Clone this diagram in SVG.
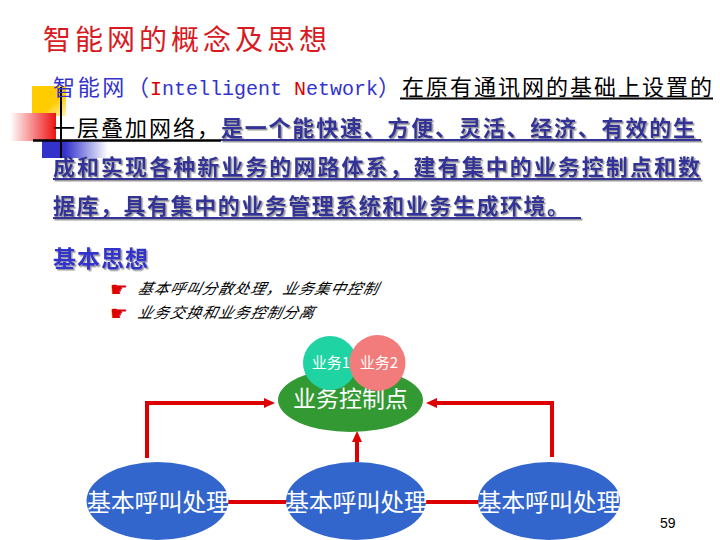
<svg xmlns="http://www.w3.org/2000/svg" width="720" height="540" viewBox="0 0 720 540">
<style>
.cjk{font-family:"Noto Sans CJK SC","Noto Sans",sans-serif}
.title{font-size:28px;fill:#d81a22}
.blue{fill:#3333cc}
.navy{fill:#333399;font-weight:bold}
.blk{fill:#000}
.b22{font-size:22px}
.it{font-size:15px;font-style:italic;fill:#000}
.hand{font-family:"DejaVu Sans",sans-serif;font-size:20px;fill:#dd0000}
.wt{fill:#ffffff;text-anchor:middle}
.conn{stroke:#dd0000;stroke-width:4;fill:none}
.ul{stroke-width:2}
</style>
<defs>
<filter id="sh" x="-5%" y="-20%" width="110%" height="160%">
<feDropShadow dx="1.5" dy="1.5" stdDeviation="0.4" flood-color="#9a9a9a" flood-opacity="1"/>
</filter>
<linearGradient id="gy" x1="0" y1="0" x2="1" y2="1">
<stop offset="0" stop-color="#ffcc00"/><stop offset="0.6" stop-color="#ffcc00"/><stop offset="1" stop-color="#fff3c0"/>
</linearGradient>
<linearGradient id="gr" x1="0" y1="0" x2="1" y2="0">
<stop offset="0" stop-color="#ffffff"/><stop offset="1" stop-color="#ee1111"/>
</linearGradient>
<linearGradient id="gb" x1="0" y1="0" x2="1" y2="0">
<stop offset="0" stop-color="#3333cc"/><stop offset="0.35" stop-color="#3333cc"/><stop offset="1" stop-color="#ffffff"/>
</linearGradient>
<marker id="ah" markerUnits="userSpaceOnUse" markerWidth="12" markerHeight="12" viewBox="0 0 12 12" refX="2" refY="6" orient="auto">
<path d="M0,1 L11,6 L0,11 Z" fill="#dd0000"/>
</marker>
</defs>
<rect width="720" height="540" fill="#ffffff"/>

<text class="cjk title" x="43" y="50" textLength="284" lengthAdjust="spacing">智能网的概念及思想</text>

<g id="decor">
<rect x="32" y="86" width="34" height="30" fill="url(#gy)"/>
<rect x="10" y="113" width="46" height="28" fill="url(#gr)"/>
<rect x="42" y="141" width="66" height="17" fill="url(#gb)"/>
<line x1="61" y1="87" x2="61" y2="158" stroke="#000" stroke-width="2"/>
<line x1="33" y1="140.5" x2="221" y2="140.5" stroke="#000" stroke-width="2.5"/>
</g>

<g id="para">
<text class="cjk blue b22" x="53" y="95" textLength="96" lengthAdjust="spacing">智能网（</text>
<text x="150" y="95" style="font-family:'Liberation Mono',monospace;font-size:20px" class="blue"><tspan fill="#dd0000">I</tspan>ntelligent <tspan fill="#dd0000">N</tspan>etwork</text>
<text class="cjk blue b22" x="378" y="95">）</text>
<text class="cjk blk b22" x="402" y="95" textLength="310" lengthAdjust="spacing">在原有通讯网的基础上设置的</text>
<line x1="400" y1="98.5" x2="713" y2="98.5" stroke="#000" class="ul"/>

<text class="cjk blk b22" x="53" y="136" textLength="166" lengthAdjust="spacing">一层叠加网络，</text>
<g filter="url(#sh)">
<text class="cjk navy b22" x="221" y="136" textLength="474" lengthAdjust="spacing">是一个能快速、方便、灵活、经济、有效的生</text>
<line x1="221" y1="140" x2="701" y2="140" stroke="#333399" class="ul"/>
<text class="cjk navy b22" x="53" y="175" textLength="647" lengthAdjust="spacing">成和实现各种新业务的网路体系，建有集中的业务控制点和数</text>
<line x1="53" y1="179" x2="701" y2="179" stroke="#333399" class="ul"/>
<text class="cjk navy b22" x="53" y="214" textLength="516" lengthAdjust="spacing">据库，具有集中的业务管理系统和业务生成环境。</text>
<line x1="53" y1="218" x2="581" y2="218" stroke="#333399" class="ul"/>
</g>
</g>

<g id="ideas">
<text class="cjk blue" x="53" y="267" style="font-size:23px;font-weight:bold" textLength="95" lengthAdjust="spacing" filter="url(#sh)">基本思想</text>
<text class="hand" x="110" y="296">☛</text>
<text class="cjk it" transform="translate(137,294) skewX(-14)" x="0" y="0" textLength="240" lengthAdjust="spacing">基本呼叫分散处理，业务集中控制</text>
<text class="hand" x="110" y="320">☛</text>
<text class="cjk it" transform="translate(137,318) skewX(-14)" x="0" y="0" textLength="176" lengthAdjust="spacing">业务交换和业务控制分离</text>
</g>

<g id="connectors">
<path class="conn" d="M147,458 V403 H266" marker-end="url(#ah)"/>
<path class="conn" d="M552,457 V403 H435" marker-end="url(#ah)"/>
<path class="conn" d="M357,462 V440" marker-end="url(#ah)"/>
<line class="conn" x1="226" y1="502" x2="289" y2="502"/>
<line class="conn" x1="423" y1="502" x2="480" y2="502"/>
</g>

<g id="control">
<ellipse cx="350.5" cy="400" rx="72.5" ry="32" fill="#339933"/>
<text class="cjk wt" x="350.5" y="407" style="font-size:23px" textLength="115" lengthAdjust="spacing">业务控制点</text>
</g>
<g id="svc1">
<circle cx="330" cy="363" r="27" fill="#1fd3a3"/>
<text class="cjk wt" x="331" y="368" style="font-size:15px">业务1</text>
</g>
<g id="svc2">
<circle cx="377.5" cy="363" r="28" fill="#f27b7b"/>
<text class="cjk wt" x="379" y="368" style="font-size:15px">业务2</text>
</g>

<g id="call1">
<ellipse cx="157.5" cy="501" rx="71" ry="39" fill="#3366cc"/>
<text class="cjk wt" x="158.5" y="511" style="font-size:24px" textLength="143" lengthAdjust="spacing">基本呼叫处理</text>
</g>
<g id="call2">
<ellipse cx="356" cy="501" rx="70" ry="39" fill="#3366cc"/>
<text class="cjk wt" x="356.5" y="511" style="font-size:24px" textLength="143" lengthAdjust="spacing">基本呼叫处理</text>
</g>
<g id="call3">
<ellipse cx="549" cy="501" rx="71" ry="39" fill="#3366cc"/>
<text class="cjk wt" x="549" y="511" style="font-size:24px" textLength="143" lengthAdjust="spacing">基本呼叫处理</text>
</g>

<text x="660" y="528" style="font-family:'Liberation Sans',Arial,sans-serif;font-size:14px" fill="#000">59</text>
</svg>
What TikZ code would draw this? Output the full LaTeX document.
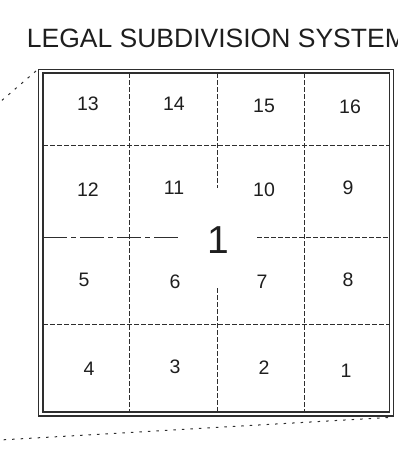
☆ ☆ ☆
— WORK REQUIRED —
Select every line above that contains the word "this", and copy it.

— ANSWER TO THE EXERCISE —
Clone this diagram in SVG.
What TikZ code would draw this? Output the full LaTeX document.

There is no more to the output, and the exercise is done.